Addressing the furore, Cole said: ‘I would not be so presumptuous as to guess Emily's reaction to my appointment as a creative partner at the museum, were she alive today. Yet I respect her intellect and integrity enough to believe that she would not judge any piece of work on name alone.’

Holland’s comments were widely criticised for being snobbish, which they are, but only because he is clearly ill-informed of Cole’s own credentials. A Cambridge graduate with a double first in History of Art, she’s been an outspoken advocate for increasing child literacy. In 2016 she worked with Project Literacy on the Alphabet of Illiteracy campaign, helping to highlight how illiteracy can lead to some of the world’s biggest problems, from Aids to child brides.

The outraged Bronte scholar was instead focusing on her other occupation, as a model, rather than looking at her career as a whole. Finding fame as a teenager, she has appeared on the pages of Vogue, walked for designers like Chanel and starred in various campaigns including for Marks and Spencer, but it is likely a Playboy spread from 2008 that naysayers are honing in on.
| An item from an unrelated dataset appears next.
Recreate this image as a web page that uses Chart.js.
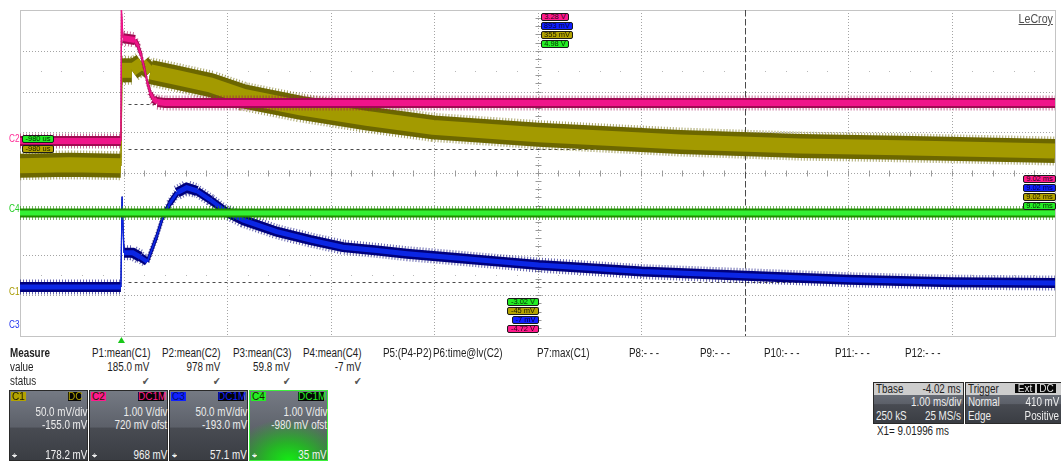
<!DOCTYPE html>
<html>
<head>
<meta charset="utf-8">
<script src="https://cdn.jsdelivr.net/npm/chart.js@4.4.1/dist/chart.umd.min.js"></script>
<style>
body { margin:0; width:1061px; height:462px; overflow:hidden; background:#fff; position:relative;
       font-family:"Liberation Sans", Arial, sans-serif; }
#plot { position:absolute; left:0; top:0; width:1061px; height:345px; }
.t { position:absolute; white-space:nowrap; font-size:12px; line-height:14px; color:#1e1e1e; }
.l { transform-origin:left center; transform:scaleX(.82); }
.r { transform-origin:right center; transform:scaleX(.82); }
.tag { position:absolute; font-size:7.5px; line-height:6px; height:6px; border:1px solid #1a1a1a;
       border-radius:2px; white-space:nowrap; text-align:center; overflow:hidden; }
.box { position:absolute; border:1px solid #2a2a2a; overflow:hidden;
       background:linear-gradient(#757a84, #5c6069 52%, #484b52 54%, #3a3d43); }
.ctag { position:absolute; font-size:10px; line-height:9px; height:9px; text-align:center; }
</style>
</head>
<body>
<div id="plot"><canvas id="scope"></canvas></div>
<script>
// time axis (ms) and screen settings
const timeLeft = -0.98;
const timeRight = 9.02;
const cursorTime = 6.02;

// channel settings: C1, C2, C3, C4
const chNames = ['C1', 'C2', 'C3', 'C4'];
const chScale = [50, 1000, 50, 1000];        // mV/div
const chOffset = [-155, 720, -193, -980];    // mV offset
const chMean = [185.0, 978, 59.8, -7];       // mV, measured means

// C1 (olive) trace
const c1Time = [-0.98, -0.5, -0.005, 0.005, 0.015, 0.1, 0.2, 0.28, 0.54, 0.86, 1.18, 1.73, 2.37, 3.01, 4.03, 5.4, 6.56, 7.52, 9.02];
const c1mV   = [164, 165, 164, 281, 281, 281, 290, 279, 272, 263, 249, 235, 222, 211, 202, 193, 188, 186, 182];

// C2 (magenta) trace
const c2Time = [-0.98, -0.005, 0.0, 0.015, 0.13, 0.16, 0.19, 0.22, 0.25, 0.28, 0.31, 0.35, 0.42, 9.02];
const c2mV   = [65, 65, 3280, 2590, 2545, 2400, 2180, 1860, 1510, 1245, 1095, 1020, 998, 998];

// C3 (blue) trace
const c3Time = [-0.98, -0.005, 0.006, 0.025, 0.11, 0.18, 0.25, 0.34, 0.4, 0.47, 0.54, 0.63, 0.73, 0.86, 1.02, 1.18, 1.5, 1.82, 2.14, 2.47, 2.76, 4.03, 5.03, 6.03, 7.03, 8.03, 9.02];
const c3mV   = [53, 53, 164, 95, 95, 90, 84, 115, 139, 156, 169, 175, 171, 160, 145, 135, 121, 111, 102, 98, 94, 80, 72, 67, 62, 59, 58];

// C4 (green) trace
const c4Time = [-0.98, 4.0, 9.02];
const c4mV   = [0, 0, 0];

// measurement table
const measLabels = ['P1:mean(C1)', 'P2:mean(C2)', 'P3:mean(C3)', 'P4:mean(C4)', 'P5:(P4-P2)', 'P6:time@lv(C2)',
                    'P7:max(C1)', 'P8:- - -', 'P9:- - -', 'P10:- - -', 'P11:- - -', 'P12:- - -'];
const measValues = ['185.0 mV', '978 mV', '59.8 mV', '-7 mV'];

// channel descriptor boxes
const chCoupling = ['DC', 'DC1M', 'DC1M', 'DC1M'];
const chVdivText = ['50.0 mV/div', '1.00 V/div', '50.0 mV/div', '1.00 V/div'];
const chOfstText = ['-155.0 mV', '720 mV ofst', '-193.0 mV', '-980 mV ofst'];
const chReadout  = ['178.2 mV', '968 mV', '57.1 mV', '35 mV'];

const traces = [
    { t: c1Time, v: c1mV, ch: 0, dark: '#6c6700', core: '#a39a00', w: 24, cw: 15, order: 4 },
    { t: c2Time, v: c2mV, ch: 1, dark: '#a00a52', core: '#f0148a', w: 10, cw: 6, order: 2 },
    { t: c3Time, v: c3mV, ch: 2, dark: '#00007c', core: '#0b26e4', w: 10, cw: 5, order: 6 },
    { t: c4Time, v: c4mV, ch: 3, dark: '#1f8c00', core: '#33f033', w: 9, cw: 5, order: 0 }
];

function toDiv(mv, ch) {
    return (mv + chOffset[ch]) / chScale[ch];
}

// keep the vertical thickness of the noise band, thin on fast edges
function bandSegment(w) {
    return {
        borderWidth: c => {
            const dx = Math.abs(c.p1.x - c.p0.x), dy = Math.abs(c.p1.y - c.p0.y);
            const f = dx / Math.hypot(dx, dy || 0.001);
            if (f > 0.85) return w;
            return Math.max(1.2, w * f);
        }
    };
}

let datasets = [];
traces.forEach(tr => {
    const pts = tr.t.map((t, i) => ({ x: t, y: toDiv(tr.v[i], tr.ch) }));
    datasets.push({ data: pts, borderColor: tr.core, borderWidth: tr.cw, segment: bandSegment(tr.cw), order: tr.order });
    datasets.push({ data: pts, borderColor: tr.dark, borderWidth: tr.w, segment: bandSegment(tr.w), order: tr.order + 1 });
    datasets.push({ data: pts, borderColor: tr.dark + '99', borderWidth: tr.w + 5, borderDash: [1, 2],
                    segment: bandSegment(tr.w + 5), order: tr.order + 1.5 });
});

const scopeDecor = {
    id: 'scopeDecor',
    beforeDatasetsDraw(chart) {
        const { ctx, chartArea: a, scales: { x, y } } = chart;
        ctx.save();
        ctx.lineWidth = 1;
        // dotted grid
        ctx.strokeStyle = '#a4a4a4';
        ctx.setLineDash([1, 2]);
        for (let i = 1; i < 10; i++) {
            const px = Math.round(x.getPixelForValue(timeLeft + i)) + 0.5;
            ctx.beginPath(); ctx.moveTo(px, a.top); ctx.lineTo(px, a.bottom); ctx.stroke();
        }
        for (let d = -3; d <= 3; d++) {
            const py = Math.round(y.getPixelForValue(d)) + 0.5;
            ctx.beginPath(); ctx.moveTo(a.left, py); ctx.lineTo(a.right, py); ctx.stroke();
        }
        ctx.setLineDash([]);
        // minor ticks on centre lines
        const cx = Math.round(x.getPixelForValue((timeLeft + timeRight) / 2)) + 0.5;
        const cy = Math.round(y.getPixelForValue(0)) + 0.5;
        ctx.strokeStyle = '#9a9a9a';
        for (let k = 1; k < 50; k++) {
            const px = Math.round(x.getPixelForValue(timeLeft + k / 5)) + 0.5;
            ctx.beginPath(); ctx.moveTo(px, cy - 3); ctx.lineTo(px, cy + 3); ctx.stroke();
        }
        for (let k = -19; k < 20; k++) {
            const py = Math.round(y.getPixelForValue(k / 5)) + 0.5;
            ctx.beginPath(); ctx.moveTo(cx - 3, py); ctx.lineTo(cx + 3, py); ctx.stroke();
        }
        // faint dot rows
        ctx.fillStyle = '#b8b8b8';
        [-2.5, 2.5].forEach(d => {
            const py = Math.round(y.getPixelForValue(d));
            for (let k = 1; k < 50; k++) {
                if (k % 5 === 0) continue;
                const px = Math.round(x.getPixelForValue(timeLeft + k / 5));
                ctx.fillRect(px, py, 1, 1);
            }
        });
        // frame
        ctx.strokeStyle = '#c4c4c4';
        ctx.strokeRect(a.left + 0.5, a.top + 0.5, a.right - a.left, a.bottom - a.top);
        // mean level markers and time cursor
        ctx.strokeStyle = '#4a4a4a';
        ctx.setLineDash([3, 3]);
        chMean.forEach((m, ch) => {
            const py = Math.round(y.getPixelForValue(toDiv(m, ch))) + 0.5;
            ctx.beginPath(); ctx.moveTo(cx - 410, py); ctx.lineTo(a.right, py); ctx.stroke();
        });
        ctx.setLineDash([6, 3]);
        const px = Math.round(x.getPixelForValue(cursorTime)) + 0.5;
        ctx.beginPath(); ctx.moveTo(px, a.top); ctx.lineTo(px, a.bottom); ctx.stroke();
        ctx.restore();
    },
    afterDraw(chart) {
        const { ctx, chartArea: a, scales: { x } } = chart;
        const px = x.getPixelForValue(0);
        ctx.save();
        ctx.fillStyle = '#19c819';
        ctx.beginPath();
        ctx.moveTo(px, a.bottom + 1); ctx.lineTo(px - 3.5, a.bottom + 7); ctx.lineTo(px + 3.5, a.bottom + 7);
        ctx.closePath(); ctx.fill();
        ctx.restore();
    }
};

new Chart(document.getElementById('scope').getContext('2d'), {
    type: 'line',
    data: { datasets: datasets },
    options: {
        responsive: true,
        maintainAspectRatio: false,
        animation: false,
        layout: { padding: { left: 20, right: 6, top: 10, bottom: 9 } },
        elements: { point: { radius: 0 }, line: { tension: 0, borderCapStyle: 'butt', borderJoinStyle: 'miter' } },
        plugins: { legend: { display: false }, tooltip: { enabled: false } },
        scales: {
            x: { type: 'linear', min: timeLeft, max: timeRight, display: false },
            y: { type: 'linear', min: -4, max: 4, display: false }
        }
    },
    plugins: [scopeDecor]
});

// ---- overlay text ----
function text(x, y, s, o) {
    o = o || {};
    const d = document.createElement('div');
    d.className = 't ' + (o.right ? 'r' : 'l');
    d.textContent = s;
    d.style.top = (y - 7) + 'px';
    if (o.right) d.style.right = (1061 - x) + 'px'; else d.style.left = x + 'px';
    if (o.bold) d.style.fontWeight = 'bold';
    if (o.color) d.style.color = o.color;
    if (o.size) d.style.fontSize = o.size + 'px';
    document.body.appendChild(d);
    return d;
}
function tag(x, y, w, bg, fg, s) {
    const d = document.createElement('div');
    d.className = 'tag';
    d.textContent = s;
    d.style.cssText += `left:${x}px;top:${y}px;width:${w}px;background:${bg};color:${fg};`;
    document.body.appendChild(d);
}
function box(x, y, w, h, extra) {
    const d = document.createElement('div');
    d.className = 'box';
    d.style.cssText += `left:${x}px;top:${y}px;width:${w}px;height:${h}px;` + (extra || '');
    document.body.appendChild(d);
    return d;
}
function ctag(x, y, w, bg, fg, s) {
    const d = document.createElement('div');
    d.className = 'ctag';
    d.textContent = s;
    d.style.cssText += `left:${x}px;top:${y}px;width:${w}px;background:${bg};color:${fg};`;
    document.body.appendChild(d);
}

const tagBg = ['#b3a300', '#ff1a8c', '#1020ff', '#24ee24'];
const tagFg = ['#1a1800', '#2a0014', '#000044', '#002a00'];

// on-screen readout tags
tag(541, 13, 26, tagBg[1], tagFg[1], '3.28 V');
tag(541, 22, 30, tagBg[2], tagFg[2], '893 mV');
tag(541, 31, 30, tagBg[0], tagFg[0], '355 mV');
tag(541, 40, 26, tagBg[3], tagFg[3], '4.98 V');
['#ff1a8c', '#1020ff', '#b3a300', '#24ee24'].forEach((c, i) => {
    const fg = [tagFg[1], tagFg[2], tagFg[0], tagFg[3]][i];
    tag(1023, 175 + i * 9, 31, c, fg, '9.02 ms');
});
tag(507, 298, 30, tagBg[3], tagFg[3], '-3.02 V');
tag(507, 307, 30, tagBg[0], tagFg[0], '-45 mV');
tag(512, 316, 25, tagBg[2], tagFg[2], '-7 mV');
tag(507, 325, 30, tagBg[1], tagFg[1], '-4.72 V');
tag(22, 135, 30, tagBg[3], tagFg[3], '-980 us');
tag(22, 145, 30, tagBg[0], tagFg[0], '-980 us');

// channel markers at the left edge
text(9, 139, 'C2', { color: '#ff2a96', size: 10 });
text(9, 209, 'C4', { color: '#22cc22', size: 10 });
text(9, 292, 'C1', { color: '#a89a00', size: 10 });
text(9, 325, 'C3', { color: '#2233ee', size: 10 });

const logo = text(1053, 19, 'LeCroy', { right: true, color: '#505050', size: 13 });
logo.style.textDecoration = 'underline';

// measure table
text(10, 353, 'Measure', { bold: true });
text(10, 367, 'value');
text(10, 381, 'status');
const measX = [92, 162, 233, 303, 383, 433, 537, 629, 700, 764, 835, 905];
measLabels.forEach((s, i) => text(measX[i], 353, s));
const measRight = [149, 220, 290, 361];
measValues.forEach((s, i) => {
    text(measRight[i], 367, s, { right: true });
    text(measRight[i], 381, '\u2714', { right: true, color: '#555', size: 11 });
});

// channel boxes
const boxX = [9, 89, 169, 249];
chNames.forEach((n, i) => {
    const x0 = boxX[i];
    if (i === 3) {
        box(x0, 390, 77, 69, 'border-color:#3cf03c;background:radial-gradient(ellipse 75% 60% at 50% 100%, #14ea14 0%, #26b426 40%, rgba(70,80,80,0) 100%), linear-gradient(#757a84, #4c5057);');
    } else {
        box(x0, 390, 77, 69);
    }
    ctag(x0 + 2, 392, 15, tagBg[i], i === 2 ? '#00106a' : '#1a1a00', n);
    const cw = chCoupling[i] === 'DC' ? 13 : 26;
    ctag(x0 + 77 - cw - (i === 0 ? 5 : 2), 392, cw, '#050505', tagBg[i], chCoupling[i]);
    text(x0 + 78, 412, chVdivText[i], { right: true, color: '#ececec' });
    text(x0 + 78, 425, chOfstText[i], { right: true, color: '#ececec' });
    text(x0 + 78, 455, chReadout[i], { right: true, color: '#f2f2f2' });
    text(x0 + 3, 455, '\u2316', { color: '#f2f2f2', size: 11 });
});

// timebase and trigger boxes
box(873, 382, 89, 40);
box(965, 382, 96, 40);
const hdr1 = document.createElement('div');
hdr1.style.cssText = 'position:absolute;left:874px;top:383px;width:89px;height:12px;background:#cdcdcd;';
document.body.appendChild(hdr1);
const hdr2 = document.createElement('div');
hdr2.style.cssText = 'position:absolute;left:966px;top:383px;width:95px;height:12px;background:#cdcdcd;';
document.body.appendChild(hdr2);
text(876, 389, 'Tbase');
text(961, 389, '-4.02 ms', { right: true });
text(961, 402, '1.00 ms/div', { right: true, color: '#eee' });
text(876, 416, '250 kS', { color: '#eee' });
text(961, 416, '25 MS/s', { right: true, color: '#eee' });
text(968, 389, 'Trigger');
ctag(1015, 384, 20, '#080808', '#e0e0e0', 'Ext');
ctag(1037, 384, 19, '#080808', '#e0e0e0', 'DC');
text(968, 402, 'Normal', { color: '#eee' });
text(1059, 402, '410 mV', { right: true, color: '#eee' });
text(968, 416, 'Edge', { color: '#eee' });
text(1059, 416, 'Positive', { right: true, color: '#eee' });
text(877, 431, 'X1=  9.01996 ms');
</script>
</body>
</html>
Indeed, Cole guesses as much, hinting at how her ‘teenage decisions’ are being held against her: ‘Now I find myself wondering, fleetingly, if I should present the short film I am working on for the Bronte Parsonage Museum under a pseudonym myself, so that it will be judged on its own merits, rather than on my name, my gender, my image or my teenage decisions.’

It is also worth pausing over the irony that Cole considers whether or not she should be working under a pseudonym, 200 years after Emily Bronte was forced to herself. When the Bronte sisters were writing their novels in the 1840s, they wrote them under the masculine-sounding nom de plums Ellis Bell (Emily), Acton Bell (Anne) and Currer Bell (Charlotte), in the hopes that this would help their novels sell in a fair way. The dark subject matters explored in their three seminal works, Wuthering Heights, Jane Eyre and The Tenant of Wildfell Hall, would have been deemed inappropriate for a female author to have written. For Cole to be forced to consider this 200 years after her birth seems a depressing realisation that attitudes have only moved on so much since then.

Yet whether or not Cole has modelled for Playboy shouldn’t discount her from a role within the Bronte Society, because there’s no reason why she shouldn’t be able to do both – they aren’t mutually exclusive. Her interest in and passion for the Brontes is reason enough for her to be appointed.